[Begin Raw data]

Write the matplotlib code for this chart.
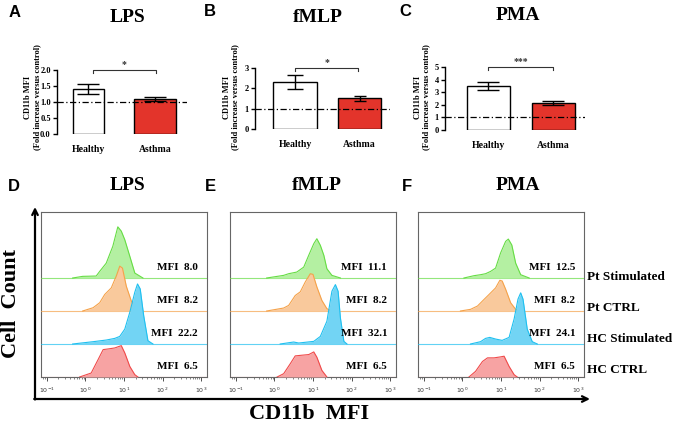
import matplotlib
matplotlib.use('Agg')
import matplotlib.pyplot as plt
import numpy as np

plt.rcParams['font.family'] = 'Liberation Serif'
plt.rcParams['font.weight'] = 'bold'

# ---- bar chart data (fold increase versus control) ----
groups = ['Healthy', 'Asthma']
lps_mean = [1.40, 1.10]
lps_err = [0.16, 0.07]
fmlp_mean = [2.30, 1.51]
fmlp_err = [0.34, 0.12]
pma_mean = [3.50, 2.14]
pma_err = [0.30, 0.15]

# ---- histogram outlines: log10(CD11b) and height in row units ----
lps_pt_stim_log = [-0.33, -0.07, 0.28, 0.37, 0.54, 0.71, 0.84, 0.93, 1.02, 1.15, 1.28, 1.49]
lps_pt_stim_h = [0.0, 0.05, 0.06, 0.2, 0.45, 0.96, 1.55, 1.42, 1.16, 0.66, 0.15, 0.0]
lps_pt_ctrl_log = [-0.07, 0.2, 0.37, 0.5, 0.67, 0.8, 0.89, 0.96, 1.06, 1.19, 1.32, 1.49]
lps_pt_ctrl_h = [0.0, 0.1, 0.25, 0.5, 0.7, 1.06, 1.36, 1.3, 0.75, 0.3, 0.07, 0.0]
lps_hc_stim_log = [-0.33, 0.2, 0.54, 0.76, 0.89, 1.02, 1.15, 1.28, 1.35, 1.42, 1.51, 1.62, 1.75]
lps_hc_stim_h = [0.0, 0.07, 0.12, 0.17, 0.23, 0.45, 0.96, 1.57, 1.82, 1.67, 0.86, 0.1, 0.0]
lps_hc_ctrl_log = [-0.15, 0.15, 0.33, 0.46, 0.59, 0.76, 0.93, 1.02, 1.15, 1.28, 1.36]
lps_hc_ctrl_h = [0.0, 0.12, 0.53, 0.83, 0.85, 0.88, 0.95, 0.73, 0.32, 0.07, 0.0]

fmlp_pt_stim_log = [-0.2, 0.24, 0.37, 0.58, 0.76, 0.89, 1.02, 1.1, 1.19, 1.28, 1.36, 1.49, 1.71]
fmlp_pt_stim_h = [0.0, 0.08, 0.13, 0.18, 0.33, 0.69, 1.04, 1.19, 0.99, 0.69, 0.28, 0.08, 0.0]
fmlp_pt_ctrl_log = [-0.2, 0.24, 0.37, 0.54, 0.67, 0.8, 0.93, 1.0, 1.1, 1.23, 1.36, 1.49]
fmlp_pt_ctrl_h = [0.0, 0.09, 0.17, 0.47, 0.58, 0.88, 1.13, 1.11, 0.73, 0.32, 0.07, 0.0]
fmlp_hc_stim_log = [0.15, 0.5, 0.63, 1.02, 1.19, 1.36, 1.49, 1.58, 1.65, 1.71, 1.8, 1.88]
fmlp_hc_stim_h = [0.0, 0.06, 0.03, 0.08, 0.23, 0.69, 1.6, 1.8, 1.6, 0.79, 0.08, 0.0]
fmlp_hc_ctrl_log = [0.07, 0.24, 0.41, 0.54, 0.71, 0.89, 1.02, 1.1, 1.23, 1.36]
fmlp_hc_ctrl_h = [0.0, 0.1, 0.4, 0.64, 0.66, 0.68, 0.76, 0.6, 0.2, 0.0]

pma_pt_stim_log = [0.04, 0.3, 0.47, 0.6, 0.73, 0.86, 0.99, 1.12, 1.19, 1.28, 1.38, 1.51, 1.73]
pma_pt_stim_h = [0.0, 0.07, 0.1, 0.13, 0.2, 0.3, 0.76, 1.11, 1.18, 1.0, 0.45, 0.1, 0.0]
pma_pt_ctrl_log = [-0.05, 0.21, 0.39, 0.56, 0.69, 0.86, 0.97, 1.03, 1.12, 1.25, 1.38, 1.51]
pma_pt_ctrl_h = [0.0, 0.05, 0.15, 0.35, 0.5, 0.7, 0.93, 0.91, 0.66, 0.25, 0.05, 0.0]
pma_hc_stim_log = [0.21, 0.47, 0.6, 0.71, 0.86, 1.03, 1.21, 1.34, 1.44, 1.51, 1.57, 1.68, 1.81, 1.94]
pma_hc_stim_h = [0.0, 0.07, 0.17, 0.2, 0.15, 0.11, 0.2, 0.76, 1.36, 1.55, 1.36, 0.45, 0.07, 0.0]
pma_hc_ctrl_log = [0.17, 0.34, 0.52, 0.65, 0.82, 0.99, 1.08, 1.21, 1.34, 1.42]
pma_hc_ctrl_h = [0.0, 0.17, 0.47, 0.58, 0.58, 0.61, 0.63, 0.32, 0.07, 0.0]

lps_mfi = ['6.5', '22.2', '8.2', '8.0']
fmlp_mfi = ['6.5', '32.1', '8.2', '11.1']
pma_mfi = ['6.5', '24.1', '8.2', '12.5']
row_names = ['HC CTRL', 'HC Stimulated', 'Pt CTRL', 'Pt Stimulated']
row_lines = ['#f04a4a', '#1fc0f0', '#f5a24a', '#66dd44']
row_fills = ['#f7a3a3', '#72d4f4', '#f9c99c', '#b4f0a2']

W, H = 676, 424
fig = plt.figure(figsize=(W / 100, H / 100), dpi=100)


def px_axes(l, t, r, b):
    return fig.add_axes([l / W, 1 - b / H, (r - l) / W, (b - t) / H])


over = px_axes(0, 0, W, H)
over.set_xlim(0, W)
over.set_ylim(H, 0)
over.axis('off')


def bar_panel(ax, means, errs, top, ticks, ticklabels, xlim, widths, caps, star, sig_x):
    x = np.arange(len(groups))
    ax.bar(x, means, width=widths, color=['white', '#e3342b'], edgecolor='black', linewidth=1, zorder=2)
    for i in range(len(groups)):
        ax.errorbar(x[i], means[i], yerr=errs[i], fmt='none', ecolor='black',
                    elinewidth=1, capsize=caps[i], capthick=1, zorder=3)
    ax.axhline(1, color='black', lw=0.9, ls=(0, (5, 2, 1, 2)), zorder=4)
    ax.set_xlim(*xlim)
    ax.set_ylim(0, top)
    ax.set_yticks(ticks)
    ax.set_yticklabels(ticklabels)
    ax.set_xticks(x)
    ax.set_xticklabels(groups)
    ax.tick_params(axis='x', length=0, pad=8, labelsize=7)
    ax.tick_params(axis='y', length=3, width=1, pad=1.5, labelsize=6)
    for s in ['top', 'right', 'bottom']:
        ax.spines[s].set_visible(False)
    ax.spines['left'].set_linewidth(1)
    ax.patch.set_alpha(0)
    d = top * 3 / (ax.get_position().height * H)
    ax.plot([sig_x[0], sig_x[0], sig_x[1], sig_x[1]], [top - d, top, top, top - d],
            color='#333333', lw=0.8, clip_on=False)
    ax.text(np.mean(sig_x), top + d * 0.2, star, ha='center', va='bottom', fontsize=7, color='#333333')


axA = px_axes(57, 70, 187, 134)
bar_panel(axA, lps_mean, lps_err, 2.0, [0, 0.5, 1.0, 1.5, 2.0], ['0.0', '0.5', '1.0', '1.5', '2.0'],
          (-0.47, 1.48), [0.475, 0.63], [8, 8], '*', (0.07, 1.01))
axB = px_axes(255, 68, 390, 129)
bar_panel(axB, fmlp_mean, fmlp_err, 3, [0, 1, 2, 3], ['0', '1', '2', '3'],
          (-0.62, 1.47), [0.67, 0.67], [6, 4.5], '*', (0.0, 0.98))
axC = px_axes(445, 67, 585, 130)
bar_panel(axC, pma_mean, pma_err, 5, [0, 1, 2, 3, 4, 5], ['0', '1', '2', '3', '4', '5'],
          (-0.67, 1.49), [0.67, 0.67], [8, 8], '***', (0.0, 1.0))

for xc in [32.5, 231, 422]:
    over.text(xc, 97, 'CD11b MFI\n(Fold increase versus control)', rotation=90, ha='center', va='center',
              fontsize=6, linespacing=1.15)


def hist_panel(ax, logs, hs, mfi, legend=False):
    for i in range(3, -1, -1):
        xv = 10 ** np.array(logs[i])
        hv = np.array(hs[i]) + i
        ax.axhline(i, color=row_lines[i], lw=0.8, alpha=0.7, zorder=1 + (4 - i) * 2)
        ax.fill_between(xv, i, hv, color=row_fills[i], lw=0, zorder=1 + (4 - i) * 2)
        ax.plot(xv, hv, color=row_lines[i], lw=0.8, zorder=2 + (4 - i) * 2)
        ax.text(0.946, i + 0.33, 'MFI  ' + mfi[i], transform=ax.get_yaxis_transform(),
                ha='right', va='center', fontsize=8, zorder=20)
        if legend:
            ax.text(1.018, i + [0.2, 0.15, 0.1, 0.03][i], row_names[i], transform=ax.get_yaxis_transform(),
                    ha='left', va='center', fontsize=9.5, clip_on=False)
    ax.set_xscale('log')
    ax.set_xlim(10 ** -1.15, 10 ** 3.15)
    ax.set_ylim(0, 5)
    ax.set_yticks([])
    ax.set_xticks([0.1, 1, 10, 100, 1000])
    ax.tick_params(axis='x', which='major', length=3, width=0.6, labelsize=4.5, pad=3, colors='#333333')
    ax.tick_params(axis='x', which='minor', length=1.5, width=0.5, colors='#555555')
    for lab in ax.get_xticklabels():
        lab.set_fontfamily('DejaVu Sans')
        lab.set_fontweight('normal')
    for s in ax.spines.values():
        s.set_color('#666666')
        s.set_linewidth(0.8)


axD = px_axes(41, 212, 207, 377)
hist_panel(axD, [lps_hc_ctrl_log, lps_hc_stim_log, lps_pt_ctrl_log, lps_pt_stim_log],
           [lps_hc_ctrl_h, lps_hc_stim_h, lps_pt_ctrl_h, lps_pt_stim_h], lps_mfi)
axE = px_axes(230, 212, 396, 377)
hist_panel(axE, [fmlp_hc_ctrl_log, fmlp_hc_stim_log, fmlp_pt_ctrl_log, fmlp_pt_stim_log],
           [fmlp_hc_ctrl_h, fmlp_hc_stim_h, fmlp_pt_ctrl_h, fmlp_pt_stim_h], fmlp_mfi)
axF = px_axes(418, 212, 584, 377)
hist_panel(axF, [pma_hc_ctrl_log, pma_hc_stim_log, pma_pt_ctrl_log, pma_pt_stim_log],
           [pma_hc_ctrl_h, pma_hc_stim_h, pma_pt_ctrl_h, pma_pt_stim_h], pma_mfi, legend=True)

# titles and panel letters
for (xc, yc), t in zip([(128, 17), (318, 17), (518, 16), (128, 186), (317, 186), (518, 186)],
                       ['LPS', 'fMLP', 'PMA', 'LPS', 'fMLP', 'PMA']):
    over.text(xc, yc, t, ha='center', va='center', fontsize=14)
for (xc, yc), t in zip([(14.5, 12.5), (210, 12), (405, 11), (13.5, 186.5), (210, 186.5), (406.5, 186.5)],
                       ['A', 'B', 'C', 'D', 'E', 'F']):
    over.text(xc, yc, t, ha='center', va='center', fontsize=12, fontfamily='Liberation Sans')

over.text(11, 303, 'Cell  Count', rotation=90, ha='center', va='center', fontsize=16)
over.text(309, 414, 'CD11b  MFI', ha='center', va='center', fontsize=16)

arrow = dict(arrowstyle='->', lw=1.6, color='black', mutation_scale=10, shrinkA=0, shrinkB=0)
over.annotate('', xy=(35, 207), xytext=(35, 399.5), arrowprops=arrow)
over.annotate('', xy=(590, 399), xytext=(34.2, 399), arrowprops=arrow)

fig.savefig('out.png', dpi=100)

[End Raw data]

Exercise brief: From the first line above down to the line with "pma_err = [0.30, 0.15]", reproduce every line and no others, omitting pictures.

Solution to this problem:
Write the matplotlib code for this chart.
import matplotlib
matplotlib.use('Agg')
import matplotlib.pyplot as plt
import numpy as np

plt.rcParams['font.family'] = 'Liberation Serif'
plt.rcParams['font.weight'] = 'bold'

# ---- bar chart data (fold increase versus control) ----
groups = ['Healthy', 'Asthma']
lps_mean = [1.40, 1.10]
lps_err = [0.16, 0.07]
fmlp_mean = [2.30, 1.51]
fmlp_err = [0.34, 0.12]
pma_mean = [3.50, 2.14]
pma_err = [0.30, 0.15]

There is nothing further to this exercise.